RIAU ONLINE - Presiden Amerika Serikat, Donald Trump mengeluarkan perintah eksekutif pertamanya dengna malarang masuknya warga dari tujuh mayoritas berpenduduk Muslim telah memicu demonstrasi di seluruh Amerika, tak lama setelah perintah itu ditandatangani Trump pada 27 Januari lalu.
Namun pekan lalu, perintah itu sudah direvisi dan dikeluarkan kembali oleh Presiden Trump. Meski tetap menuai kecaman, sejauh ini lebih sedikit demonstrasi yang terjadi. Kontroversi atas langkah-langkah ini telah mendorong beberapa orang untuk merangkul warga yang berbeda agama.
Di pinggiran Kota Chicago terbentuk hubungan persahabatan seorang warga Muslim dan keluarga Yahudi yang berupaya membangun tempat yang lebih baik bagi mereka dan anak-anak mereka kelak, seperti dilansir dari VOA Indonesia.
Suatu pagi, Rabbi Jordan Bendat-Appel berkunjung kepada teman barunya yang beragama Islam, Fatih Yaldirim, di rumahnya di Schaumberg, di pinggiran kota Chicago.
Pertemuan pertama mereka terjadi pada Januari lalu di bandara internasional Chicago O'Hare. Keduanya ambil bagian dalam demonstrasi menentang larangan masuk bagi warga dari tujuh negara mayoritas Muslim, yang dikeluarkan Presiden Trump.
Ketika itu, Fatih membawa putrinya, Maryem yang berusia tujuh tahun, sementara Rabbi Jordan Jordan membawa putranya yang berusia sembilan tahun dan mengenakan yarmulke, semacam topi khas Yahudi.
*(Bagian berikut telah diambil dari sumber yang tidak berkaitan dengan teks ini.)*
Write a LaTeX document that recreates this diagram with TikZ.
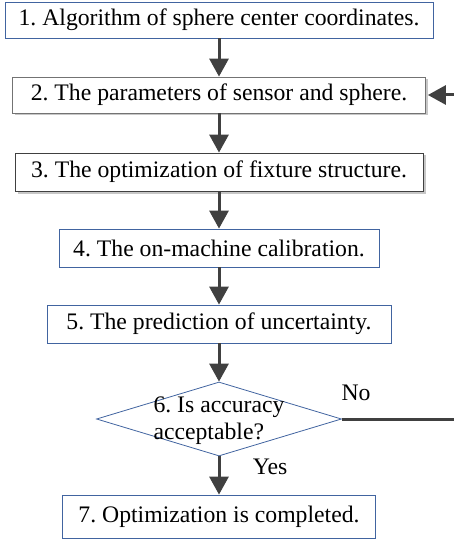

“Ini yang saya perjuangkan, saya gembira telah datang, dan akhirnya menyebar di seluruh internet. Karena ada pesan dalam demonstrasi itu,” kata Fatih.
‘’Saya tidak mengikuti demonstrasi itu untuk memprotes Presiden Trump atau siapa pun, tetapi benar-benar untuk memprotes orang-orang yang terkena dampak larangan itu,” ujar Jordan.
Rabbi Jordan mengatakan ia ikut dalam demonstrasi itu karena merasa perlu menunjukkan rasa solidaritas dengan komunitas Muslim.
Kemudian, keduanya saling bertukar nomor telepon. Beberapa minggu kemudian Rabbi Jordan mengundang Fatih dan keluarganya untuk mengikuti jamuan Shabbat.
Saat Rabbi mengunjungi Fatih yang berasal dari Turki untuk makan siang, proses untuk mengetahui lebih banyak tentang kebudayaan dan agama masing-masing berlanjut.
Sambil menyeruput teh khas Turki, dan menikmati matzah, sejenis roti tanpa ragi khas Yahudi dan keju yang terbuat dari susu kambing, kedua pria itu merasa nyaman dengan persahabatan tersebut.
“Hal terbaik dari pertemuan dengan Fatih adalah saya tidak saja merasa bertemu seseorang dalam konteks dialog antar-keyakinan, yang menurut saya sangat luar biasa. Tetapi saya benar-benar merasa punya teman baru dan tentunya juga perasaan ketika datang ke rumahnya, perasaan bahwa saya disambut, dan keramahtamahan keluarganya. Saya merasa nyaman di sini,” imbuh Jordan.
Ternyata, kisah persahabatan yang terjalin antara keluarga berbeda agama ini menarik perhatian nasional di tengah kontroversi perintah eksekutif Presiden Trump. Baru-baru ini terjadi pengusiran imigran illegal dan insiden anti-Yahudi.
Fatih merasa persamaan dalam agama mereka bisa membantu mengakhiri kebencian dan rasa fanatik berlebihan.
“Islam, Yahudi dan Kristen – semuanya adalah tradisi Ibrahim. Jadi ada begitu banyak kisah yang sama tentang semua agama ini, dan jika kita mendorong hal ini lewat pendidikan, dialog antar-agama dan kewirausahaan, saya rasa kita bisa menghentikan rasa fanatik, kebencian dan diskriminasi di dunia," ujar Fatih.
Bagi kedua ayah itu, penting untuk mereka dan anak-anaknya membentuk ikatan tersebut dan menciptakan masyarakat yang lebih toleran di Amerika.